_Exercise inputs_:
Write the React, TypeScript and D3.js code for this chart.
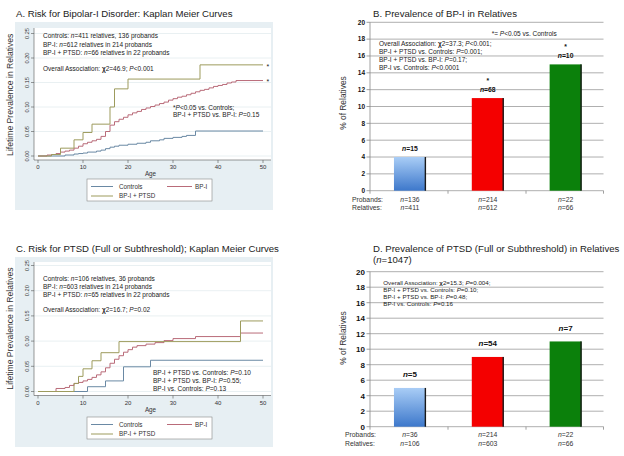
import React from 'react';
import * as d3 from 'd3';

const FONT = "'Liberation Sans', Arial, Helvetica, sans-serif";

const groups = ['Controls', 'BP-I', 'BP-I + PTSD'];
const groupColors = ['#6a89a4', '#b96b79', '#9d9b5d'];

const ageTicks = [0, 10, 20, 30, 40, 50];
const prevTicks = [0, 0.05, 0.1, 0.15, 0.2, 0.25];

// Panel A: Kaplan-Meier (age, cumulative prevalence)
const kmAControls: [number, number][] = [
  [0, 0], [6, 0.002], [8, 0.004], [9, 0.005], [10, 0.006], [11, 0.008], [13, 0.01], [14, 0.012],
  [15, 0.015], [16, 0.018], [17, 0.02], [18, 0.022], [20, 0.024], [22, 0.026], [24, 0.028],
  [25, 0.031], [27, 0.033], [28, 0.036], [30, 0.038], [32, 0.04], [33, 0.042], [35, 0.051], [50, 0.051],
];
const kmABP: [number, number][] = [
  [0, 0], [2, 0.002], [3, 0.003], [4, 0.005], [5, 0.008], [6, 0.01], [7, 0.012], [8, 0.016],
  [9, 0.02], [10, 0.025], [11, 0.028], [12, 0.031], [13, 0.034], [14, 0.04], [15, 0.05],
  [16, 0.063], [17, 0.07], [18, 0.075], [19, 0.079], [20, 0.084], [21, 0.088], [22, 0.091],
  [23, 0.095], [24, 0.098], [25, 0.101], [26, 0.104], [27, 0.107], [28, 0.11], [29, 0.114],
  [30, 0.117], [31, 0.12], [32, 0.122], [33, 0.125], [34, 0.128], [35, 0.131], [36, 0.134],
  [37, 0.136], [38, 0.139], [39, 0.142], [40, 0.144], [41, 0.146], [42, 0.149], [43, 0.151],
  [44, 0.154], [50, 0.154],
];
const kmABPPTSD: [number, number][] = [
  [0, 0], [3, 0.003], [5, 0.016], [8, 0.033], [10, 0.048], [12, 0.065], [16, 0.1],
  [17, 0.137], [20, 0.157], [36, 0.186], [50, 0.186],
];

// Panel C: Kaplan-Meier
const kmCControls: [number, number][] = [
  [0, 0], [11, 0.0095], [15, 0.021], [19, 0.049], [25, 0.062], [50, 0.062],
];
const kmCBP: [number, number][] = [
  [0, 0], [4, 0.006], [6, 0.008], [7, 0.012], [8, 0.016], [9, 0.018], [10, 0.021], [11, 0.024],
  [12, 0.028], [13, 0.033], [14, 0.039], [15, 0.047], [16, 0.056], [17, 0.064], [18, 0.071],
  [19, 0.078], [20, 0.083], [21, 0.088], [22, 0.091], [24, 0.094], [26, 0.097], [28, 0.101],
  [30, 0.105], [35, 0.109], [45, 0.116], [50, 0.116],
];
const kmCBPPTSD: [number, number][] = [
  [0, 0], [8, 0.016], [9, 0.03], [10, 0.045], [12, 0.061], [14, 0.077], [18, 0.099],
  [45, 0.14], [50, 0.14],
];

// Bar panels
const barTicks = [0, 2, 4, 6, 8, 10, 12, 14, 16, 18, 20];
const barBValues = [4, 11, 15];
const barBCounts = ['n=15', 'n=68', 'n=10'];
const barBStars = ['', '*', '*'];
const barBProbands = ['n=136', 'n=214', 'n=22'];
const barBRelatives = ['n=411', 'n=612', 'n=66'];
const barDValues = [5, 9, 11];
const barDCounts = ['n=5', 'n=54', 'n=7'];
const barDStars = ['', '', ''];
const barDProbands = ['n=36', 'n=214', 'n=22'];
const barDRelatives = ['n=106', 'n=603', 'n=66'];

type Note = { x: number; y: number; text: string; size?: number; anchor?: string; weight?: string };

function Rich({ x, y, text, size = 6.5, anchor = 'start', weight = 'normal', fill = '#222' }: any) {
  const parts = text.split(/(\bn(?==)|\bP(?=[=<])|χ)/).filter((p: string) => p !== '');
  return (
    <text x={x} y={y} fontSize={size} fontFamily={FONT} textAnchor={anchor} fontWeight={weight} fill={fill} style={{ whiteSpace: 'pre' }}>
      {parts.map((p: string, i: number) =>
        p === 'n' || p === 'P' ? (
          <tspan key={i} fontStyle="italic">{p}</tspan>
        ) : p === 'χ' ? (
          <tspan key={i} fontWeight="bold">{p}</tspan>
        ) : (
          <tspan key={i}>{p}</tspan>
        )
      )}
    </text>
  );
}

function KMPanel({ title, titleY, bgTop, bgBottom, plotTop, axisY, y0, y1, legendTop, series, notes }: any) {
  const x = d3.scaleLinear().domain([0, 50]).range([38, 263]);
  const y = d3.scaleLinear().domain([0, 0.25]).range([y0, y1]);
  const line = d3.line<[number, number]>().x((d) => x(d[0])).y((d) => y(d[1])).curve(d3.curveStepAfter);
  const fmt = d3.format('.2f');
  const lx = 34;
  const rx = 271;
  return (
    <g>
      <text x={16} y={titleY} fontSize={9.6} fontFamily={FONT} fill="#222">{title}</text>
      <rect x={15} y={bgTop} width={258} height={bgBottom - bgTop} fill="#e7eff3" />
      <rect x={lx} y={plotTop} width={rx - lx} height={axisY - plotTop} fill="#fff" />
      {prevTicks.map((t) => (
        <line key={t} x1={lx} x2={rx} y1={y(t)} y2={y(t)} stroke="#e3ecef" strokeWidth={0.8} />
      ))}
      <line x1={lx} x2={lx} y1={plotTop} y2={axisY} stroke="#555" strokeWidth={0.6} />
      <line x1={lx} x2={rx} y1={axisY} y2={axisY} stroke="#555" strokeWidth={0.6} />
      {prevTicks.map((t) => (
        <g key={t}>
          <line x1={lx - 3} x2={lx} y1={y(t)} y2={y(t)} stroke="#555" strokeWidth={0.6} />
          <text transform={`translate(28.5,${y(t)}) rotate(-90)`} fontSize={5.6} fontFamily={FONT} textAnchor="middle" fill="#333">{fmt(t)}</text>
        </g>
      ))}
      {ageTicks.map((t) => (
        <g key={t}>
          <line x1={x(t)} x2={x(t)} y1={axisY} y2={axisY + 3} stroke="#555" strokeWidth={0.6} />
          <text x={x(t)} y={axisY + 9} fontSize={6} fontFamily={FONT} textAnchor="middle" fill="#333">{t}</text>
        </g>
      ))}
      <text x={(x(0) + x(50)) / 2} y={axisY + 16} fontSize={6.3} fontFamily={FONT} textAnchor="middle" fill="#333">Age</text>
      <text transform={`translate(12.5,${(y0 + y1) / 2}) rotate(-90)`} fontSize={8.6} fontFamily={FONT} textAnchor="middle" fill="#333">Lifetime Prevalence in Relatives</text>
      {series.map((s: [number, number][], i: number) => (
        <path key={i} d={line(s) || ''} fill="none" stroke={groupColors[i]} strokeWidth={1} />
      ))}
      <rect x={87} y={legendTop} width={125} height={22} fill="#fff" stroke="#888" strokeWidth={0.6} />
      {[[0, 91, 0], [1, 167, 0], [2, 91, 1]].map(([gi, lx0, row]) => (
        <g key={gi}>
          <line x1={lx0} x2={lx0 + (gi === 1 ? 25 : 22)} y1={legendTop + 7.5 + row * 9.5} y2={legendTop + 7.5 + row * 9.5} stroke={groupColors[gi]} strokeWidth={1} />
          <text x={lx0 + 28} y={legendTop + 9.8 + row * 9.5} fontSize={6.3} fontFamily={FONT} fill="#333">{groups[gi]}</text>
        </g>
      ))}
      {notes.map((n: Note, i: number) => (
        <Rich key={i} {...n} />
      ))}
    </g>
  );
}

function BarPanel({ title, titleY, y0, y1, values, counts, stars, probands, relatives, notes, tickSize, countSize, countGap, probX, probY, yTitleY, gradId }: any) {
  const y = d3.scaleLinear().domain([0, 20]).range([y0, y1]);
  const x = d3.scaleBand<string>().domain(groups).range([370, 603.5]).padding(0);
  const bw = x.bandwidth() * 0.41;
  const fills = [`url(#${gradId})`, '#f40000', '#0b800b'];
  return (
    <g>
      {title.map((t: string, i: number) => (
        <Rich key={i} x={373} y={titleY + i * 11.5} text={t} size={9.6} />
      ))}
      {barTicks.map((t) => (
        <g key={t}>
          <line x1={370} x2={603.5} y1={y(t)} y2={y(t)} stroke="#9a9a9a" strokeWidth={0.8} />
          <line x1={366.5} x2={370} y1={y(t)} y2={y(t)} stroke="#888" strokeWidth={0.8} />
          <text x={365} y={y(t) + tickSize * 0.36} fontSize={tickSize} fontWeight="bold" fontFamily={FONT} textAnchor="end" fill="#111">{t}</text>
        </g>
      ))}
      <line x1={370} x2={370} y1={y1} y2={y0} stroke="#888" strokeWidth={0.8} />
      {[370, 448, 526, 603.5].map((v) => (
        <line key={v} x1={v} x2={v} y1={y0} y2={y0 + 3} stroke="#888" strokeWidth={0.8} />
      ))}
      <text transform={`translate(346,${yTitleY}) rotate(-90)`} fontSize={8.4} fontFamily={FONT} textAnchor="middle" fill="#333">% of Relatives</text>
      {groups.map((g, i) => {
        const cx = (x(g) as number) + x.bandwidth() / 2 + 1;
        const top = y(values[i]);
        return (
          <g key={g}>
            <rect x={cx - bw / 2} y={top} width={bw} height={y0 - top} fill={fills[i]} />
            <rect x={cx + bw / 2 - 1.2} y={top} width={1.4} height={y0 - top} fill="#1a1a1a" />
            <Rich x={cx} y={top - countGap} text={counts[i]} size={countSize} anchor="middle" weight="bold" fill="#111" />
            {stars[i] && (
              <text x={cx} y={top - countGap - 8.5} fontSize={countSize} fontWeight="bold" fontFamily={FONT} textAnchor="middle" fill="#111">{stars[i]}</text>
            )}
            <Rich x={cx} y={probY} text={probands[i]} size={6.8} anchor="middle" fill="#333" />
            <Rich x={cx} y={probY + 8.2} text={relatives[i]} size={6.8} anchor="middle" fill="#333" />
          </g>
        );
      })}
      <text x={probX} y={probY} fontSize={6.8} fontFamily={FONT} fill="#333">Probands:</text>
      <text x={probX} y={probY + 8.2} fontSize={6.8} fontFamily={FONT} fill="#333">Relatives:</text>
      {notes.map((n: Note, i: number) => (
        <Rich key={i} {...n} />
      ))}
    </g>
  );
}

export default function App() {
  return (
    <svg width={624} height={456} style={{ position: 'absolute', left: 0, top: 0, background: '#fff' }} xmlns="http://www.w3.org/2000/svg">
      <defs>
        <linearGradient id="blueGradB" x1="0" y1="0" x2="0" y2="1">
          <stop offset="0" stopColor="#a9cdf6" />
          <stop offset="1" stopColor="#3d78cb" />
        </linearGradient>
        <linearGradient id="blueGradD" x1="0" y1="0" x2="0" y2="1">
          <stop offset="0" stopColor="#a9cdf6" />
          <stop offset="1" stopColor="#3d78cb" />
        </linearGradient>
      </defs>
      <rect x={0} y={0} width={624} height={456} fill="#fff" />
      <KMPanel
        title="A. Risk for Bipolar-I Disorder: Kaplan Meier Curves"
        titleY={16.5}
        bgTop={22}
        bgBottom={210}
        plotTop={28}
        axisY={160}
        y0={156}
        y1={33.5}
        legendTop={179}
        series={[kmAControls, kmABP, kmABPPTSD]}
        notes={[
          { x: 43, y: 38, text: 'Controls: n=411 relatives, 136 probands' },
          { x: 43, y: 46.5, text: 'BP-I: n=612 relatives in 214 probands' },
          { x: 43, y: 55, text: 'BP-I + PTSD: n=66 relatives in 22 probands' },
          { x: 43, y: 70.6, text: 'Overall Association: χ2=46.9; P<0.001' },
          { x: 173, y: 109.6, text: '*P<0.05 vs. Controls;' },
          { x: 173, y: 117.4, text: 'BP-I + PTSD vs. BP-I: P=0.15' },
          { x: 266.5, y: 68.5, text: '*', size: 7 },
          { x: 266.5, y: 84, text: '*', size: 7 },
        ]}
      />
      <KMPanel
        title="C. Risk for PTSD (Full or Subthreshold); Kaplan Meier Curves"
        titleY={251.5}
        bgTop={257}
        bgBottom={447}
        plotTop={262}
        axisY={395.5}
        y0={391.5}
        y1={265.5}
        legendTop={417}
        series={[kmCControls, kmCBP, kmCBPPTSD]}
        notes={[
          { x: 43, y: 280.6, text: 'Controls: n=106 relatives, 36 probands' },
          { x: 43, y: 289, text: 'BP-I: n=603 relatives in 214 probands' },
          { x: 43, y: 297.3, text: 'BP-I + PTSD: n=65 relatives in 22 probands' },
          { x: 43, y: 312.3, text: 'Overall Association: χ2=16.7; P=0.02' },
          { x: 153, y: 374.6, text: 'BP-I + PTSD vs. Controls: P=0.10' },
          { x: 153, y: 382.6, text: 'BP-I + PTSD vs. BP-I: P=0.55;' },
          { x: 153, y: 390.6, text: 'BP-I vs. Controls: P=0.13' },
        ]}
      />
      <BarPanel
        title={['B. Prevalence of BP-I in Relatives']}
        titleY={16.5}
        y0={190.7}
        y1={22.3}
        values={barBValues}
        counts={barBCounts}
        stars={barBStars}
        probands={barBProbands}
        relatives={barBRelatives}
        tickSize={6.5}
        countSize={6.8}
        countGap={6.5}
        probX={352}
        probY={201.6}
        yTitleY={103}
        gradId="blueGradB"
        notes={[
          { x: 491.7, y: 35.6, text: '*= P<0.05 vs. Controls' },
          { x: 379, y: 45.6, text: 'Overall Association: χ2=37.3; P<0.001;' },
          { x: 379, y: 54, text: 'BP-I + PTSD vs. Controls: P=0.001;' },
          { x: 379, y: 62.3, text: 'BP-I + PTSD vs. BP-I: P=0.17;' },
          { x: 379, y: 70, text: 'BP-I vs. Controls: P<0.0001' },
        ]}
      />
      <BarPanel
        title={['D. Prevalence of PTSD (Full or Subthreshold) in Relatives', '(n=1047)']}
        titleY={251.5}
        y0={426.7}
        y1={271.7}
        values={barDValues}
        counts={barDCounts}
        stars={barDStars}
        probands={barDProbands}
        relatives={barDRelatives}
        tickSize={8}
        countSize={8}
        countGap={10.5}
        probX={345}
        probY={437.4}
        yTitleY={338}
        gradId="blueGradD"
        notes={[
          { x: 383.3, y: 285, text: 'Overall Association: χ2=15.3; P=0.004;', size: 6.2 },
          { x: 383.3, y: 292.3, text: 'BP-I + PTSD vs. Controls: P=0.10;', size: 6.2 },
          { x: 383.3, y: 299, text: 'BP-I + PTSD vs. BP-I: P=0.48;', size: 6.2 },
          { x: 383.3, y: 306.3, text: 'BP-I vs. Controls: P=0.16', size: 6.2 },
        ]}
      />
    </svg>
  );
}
==
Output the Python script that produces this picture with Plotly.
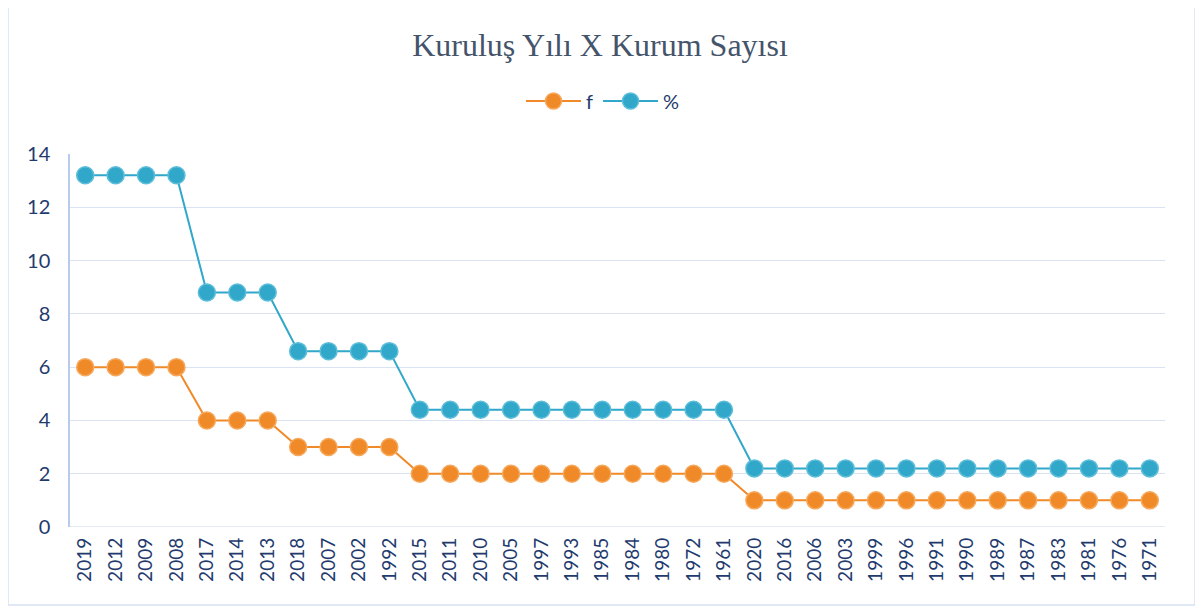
---
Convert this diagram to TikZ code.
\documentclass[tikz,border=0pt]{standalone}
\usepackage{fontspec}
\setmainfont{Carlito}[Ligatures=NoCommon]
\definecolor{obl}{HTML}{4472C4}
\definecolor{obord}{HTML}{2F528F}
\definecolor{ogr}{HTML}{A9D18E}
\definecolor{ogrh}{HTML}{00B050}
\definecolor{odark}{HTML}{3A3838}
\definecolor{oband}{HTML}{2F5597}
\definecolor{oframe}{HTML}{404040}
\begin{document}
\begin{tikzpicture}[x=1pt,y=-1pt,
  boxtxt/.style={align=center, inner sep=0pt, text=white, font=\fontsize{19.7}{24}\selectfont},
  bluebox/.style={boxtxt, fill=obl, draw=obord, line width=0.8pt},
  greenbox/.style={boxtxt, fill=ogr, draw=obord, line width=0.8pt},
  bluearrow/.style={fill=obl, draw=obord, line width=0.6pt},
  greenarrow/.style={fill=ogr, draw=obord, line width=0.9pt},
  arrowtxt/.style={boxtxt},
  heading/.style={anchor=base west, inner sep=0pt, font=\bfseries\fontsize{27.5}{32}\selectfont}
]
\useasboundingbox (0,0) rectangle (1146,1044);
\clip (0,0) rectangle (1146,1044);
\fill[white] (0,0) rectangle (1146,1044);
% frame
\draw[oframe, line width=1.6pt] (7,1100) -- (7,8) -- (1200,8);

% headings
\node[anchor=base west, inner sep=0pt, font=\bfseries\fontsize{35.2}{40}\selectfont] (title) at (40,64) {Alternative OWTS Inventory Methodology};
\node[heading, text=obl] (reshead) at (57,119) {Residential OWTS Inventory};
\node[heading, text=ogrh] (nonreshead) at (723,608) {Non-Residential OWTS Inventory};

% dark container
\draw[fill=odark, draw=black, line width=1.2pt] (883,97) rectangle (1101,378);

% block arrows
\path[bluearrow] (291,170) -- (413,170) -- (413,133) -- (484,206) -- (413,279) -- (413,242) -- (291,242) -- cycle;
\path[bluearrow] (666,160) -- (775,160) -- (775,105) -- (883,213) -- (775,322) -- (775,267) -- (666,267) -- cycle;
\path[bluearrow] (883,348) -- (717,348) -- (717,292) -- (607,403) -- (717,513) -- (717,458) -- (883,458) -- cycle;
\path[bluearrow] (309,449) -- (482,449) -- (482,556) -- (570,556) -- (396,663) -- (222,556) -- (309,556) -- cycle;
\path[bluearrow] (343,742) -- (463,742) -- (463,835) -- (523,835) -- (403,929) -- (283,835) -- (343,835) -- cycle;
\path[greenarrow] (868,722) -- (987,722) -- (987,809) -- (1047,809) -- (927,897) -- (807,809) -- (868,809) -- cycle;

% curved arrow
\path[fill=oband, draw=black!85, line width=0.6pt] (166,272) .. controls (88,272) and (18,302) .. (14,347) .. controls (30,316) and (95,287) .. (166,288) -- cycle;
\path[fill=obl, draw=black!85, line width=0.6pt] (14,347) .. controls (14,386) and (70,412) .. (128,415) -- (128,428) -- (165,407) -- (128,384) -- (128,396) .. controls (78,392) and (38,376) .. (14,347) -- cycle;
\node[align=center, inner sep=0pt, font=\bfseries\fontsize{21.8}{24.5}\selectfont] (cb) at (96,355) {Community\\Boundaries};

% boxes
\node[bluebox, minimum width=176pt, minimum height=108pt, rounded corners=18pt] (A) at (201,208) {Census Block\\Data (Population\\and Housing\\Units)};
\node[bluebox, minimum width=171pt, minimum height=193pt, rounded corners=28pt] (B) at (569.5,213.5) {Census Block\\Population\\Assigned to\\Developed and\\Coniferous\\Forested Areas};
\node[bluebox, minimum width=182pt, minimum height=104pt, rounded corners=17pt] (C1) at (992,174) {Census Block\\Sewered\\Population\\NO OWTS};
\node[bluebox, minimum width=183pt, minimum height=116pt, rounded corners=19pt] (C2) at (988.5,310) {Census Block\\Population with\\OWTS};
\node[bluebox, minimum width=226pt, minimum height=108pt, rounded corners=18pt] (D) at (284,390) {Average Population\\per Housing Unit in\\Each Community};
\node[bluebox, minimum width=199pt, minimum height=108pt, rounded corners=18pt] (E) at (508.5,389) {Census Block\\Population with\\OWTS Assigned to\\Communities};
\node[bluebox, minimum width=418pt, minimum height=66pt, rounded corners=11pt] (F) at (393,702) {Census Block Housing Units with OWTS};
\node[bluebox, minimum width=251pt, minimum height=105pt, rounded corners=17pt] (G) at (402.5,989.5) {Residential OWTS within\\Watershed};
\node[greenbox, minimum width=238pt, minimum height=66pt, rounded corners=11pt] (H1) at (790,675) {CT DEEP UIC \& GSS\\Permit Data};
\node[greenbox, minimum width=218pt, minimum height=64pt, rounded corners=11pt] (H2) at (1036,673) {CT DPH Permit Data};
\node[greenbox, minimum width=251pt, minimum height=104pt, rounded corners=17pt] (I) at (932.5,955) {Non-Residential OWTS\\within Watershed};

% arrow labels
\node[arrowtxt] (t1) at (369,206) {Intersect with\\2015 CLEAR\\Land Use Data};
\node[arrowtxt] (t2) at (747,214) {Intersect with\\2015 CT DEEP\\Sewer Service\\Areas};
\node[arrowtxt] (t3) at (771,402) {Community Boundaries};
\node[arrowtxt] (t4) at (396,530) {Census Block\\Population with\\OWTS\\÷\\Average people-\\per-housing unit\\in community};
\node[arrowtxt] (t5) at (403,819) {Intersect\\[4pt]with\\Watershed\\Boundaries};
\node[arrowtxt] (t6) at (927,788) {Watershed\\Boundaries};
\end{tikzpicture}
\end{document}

_Written request_: Exactly and only the lines from the line with "Write the React, TypeScript" to the line with "const prevTicks = [0, 0.05, 0.1, 0.15, 0.2, 0.25];", both ends included, should be echoed. Do not carry over the pictures.

_Full response_:
Write the React, TypeScript and D3.js code for this chart.
import React from 'react';
import * as d3 from 'd3';

const FONT = "'Liberation Sans', Arial, Helvetica, sans-serif";

const groups = ['Controls', 'BP-I', 'BP-I + PTSD'];
const groupColors = ['#6a89a4', '#b96b79', '#9d9b5d'];

const ageTicks = [0, 10, 20, 30, 40, 50];
const prevTicks = [0, 0.05, 0.1, 0.15, 0.2, 0.25];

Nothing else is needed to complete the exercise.